Blog

Why Is It Important For Businesses To Make Financial Projections?
To run a business successfully and ensure constant growth, an entrepreneur must regularly evaluate and update his/her budget, measure the same against the set goals, adjust the spending, and seize opportunities accordingly. Preparing a financial projection is quite crucial for every business owner. Besides providing insight for small businesses to plan for the future, financial projections help entrepreneurs anticipate the possible financial needs in the future and the best times to make capital expenditures. Technically, a financial projection is a type of pro forma statement that explains what a business can expect, based on hypothetical situations created using the available facts and data. It often helps an entrepreneur to effectively monitor cash flow, strategically change product/service pricing, and even modify production plans when needed.

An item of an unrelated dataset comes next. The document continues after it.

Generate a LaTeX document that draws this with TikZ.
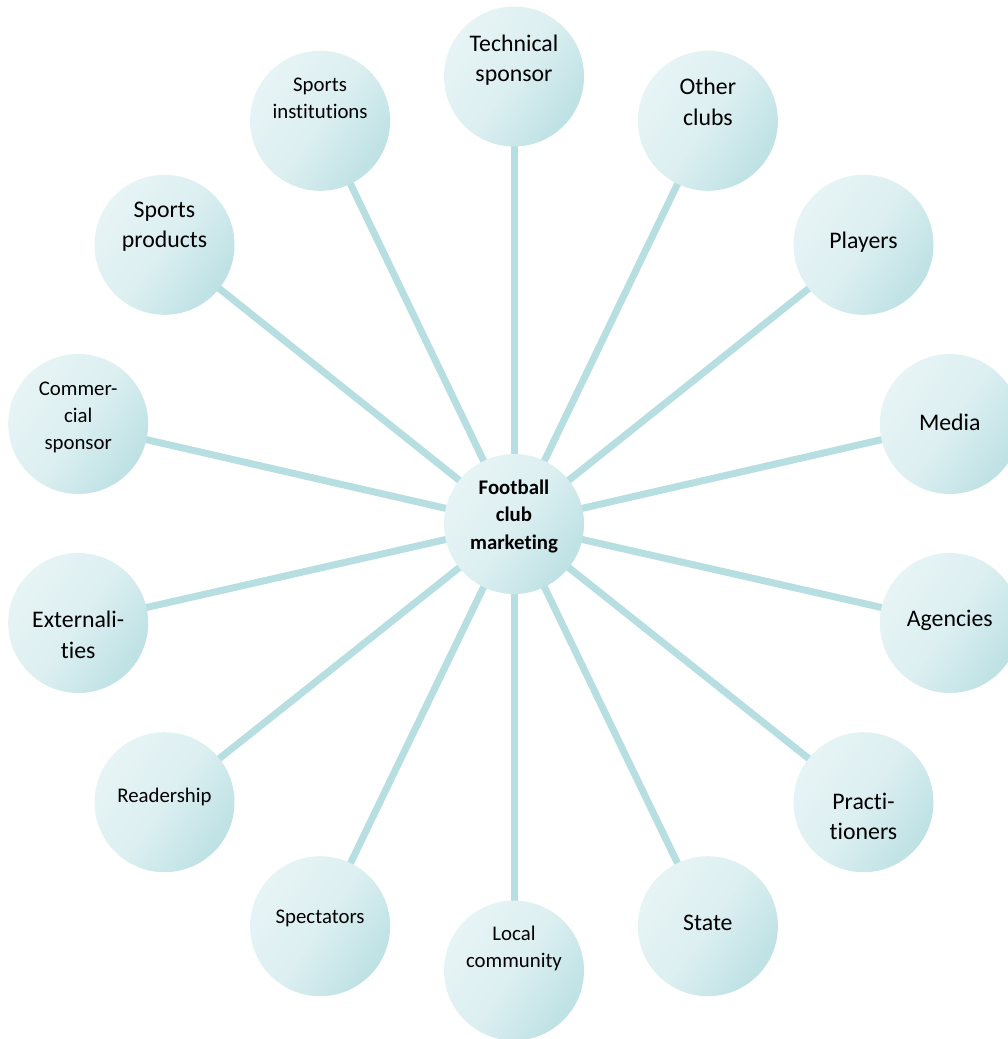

Besides, financial projections help funds-seeking entrepreneurs prove their creditworthiness to lenders. Financial projections ensure the lenders a better understanding of the applicants’ businesses, by explaining how the revenue is generated, where money is spent, etc. Also, financial projections help one to understand the potential of his/her business. For example, when an entrepreneur has been witnessing his/her sales volume steadily increase by 10% every year, for the last 18 months, it can be assumed that the business is growing constantly. In such a situation, a financial projection needs to be made to anticipate if the growth will continue, so that inventory plans, hiring decisions, marketing expenditures, etc. can be made accordingly. Business plans and financial projections always go conjointly.
The success of a company highly depends on how well the owner manages the financial aspect of the business. One can use a financial model to make a financial projection, which will help him/her anticipate if and when the business will make a profit. To make a financial projection, one must consider sales revenue estimates, costs of sales or cost of goods sold(COGs), operating costs, gross margin and sales increase by product line, capital expenditures, interest rates on debts, income tax rate, accounts receivable collection plan, inventory turnover, and the usefulness or depreciation of the current assets. Either a financial model or a summary of the company’s expenses and earnings is required to make a financial projection.
Steps to make a financial Projection for a small business:
- A sales forecast needs to be made. It must include the factor/s that are driving the sales and an estimation of the number of units the company will sell in the coming years. But, the sales-affecting factors like seasonality, etc. need to be considered as well.
- A detailed expense budget needs to be created. The budget must comprise all the costs associated with sales and operating expenses. The cost of sales or cost of goods sold (COGS) is forecasted by considering all the data available on the latest income statement.
- An income statement projection needs to be created by linking the assumptions, about how product cost, fulfillment expense, customer service, merchant fees, and operating expenses will change as a percentage of revenue in the coming years, to the formulas built in the income statement. A financial model can be used to forecast the net revenue, COGS, gross profit, gross margin, operating expense, operating profit, and operating margin. A projected income statement comprises all these forecasted numbers.
- A cash flow projection needs to be prepared. Showing the monthly cash inflows and outflows for a specific period like 3 months, 6 months, 12 years, etc., a cash flow projection deciphers if the company is profitable and/or when to expect profit.
- A balance sheet projection needs to be made. It shows the worth of a business at any given time. On a balance sheet, cash flow projections are considered assets, and accounts payable and debt are viewed as liabilities.
- The projections need to be used for planning. Projected financial statements help an entrepreneur to make capital expenditures and analyze the impact of various business strategies.
- Finally, the projections need to be compared against the actual results to find out if any further modification needs to be made to reach the set target. There are many accounting and planning software that help to make financial projections.
Reasons financial projections are crucial for SMEs and start-ups:
- As SMEs and start-ups are often tight on capital, they must be careful with their finances.
- Small businesses usually have a comparatively smaller amount of time than large corporations to gain profitability before they run out of capital.
- SMEs many times have to depend on external funding to continue operating and grow. Financial projections help fund-seekers to convince lenders about the potentiality of their businesses. Also, these enable entrepreneurs to take spending decisions wisely.
- As start-ups are considered high-risk investments, many investors want to get assurance on the right usage of the borrowed funds and require the loan-seeker to present a financial projection.
Summary:
Small businesses and start-up owners must create financial projections to estimate their companies’ future financial performance, make strategic decisions, and secure funding from finance/loan providers. Companies that fail to show good financial projections often find it difficult to prove their creditworthiness to lenders. However, one must make realistic assumptions about the future, use historical data and conservative estimates in the projections, and regularly review and update the same. This makes sure that the projections are the closest to accurate.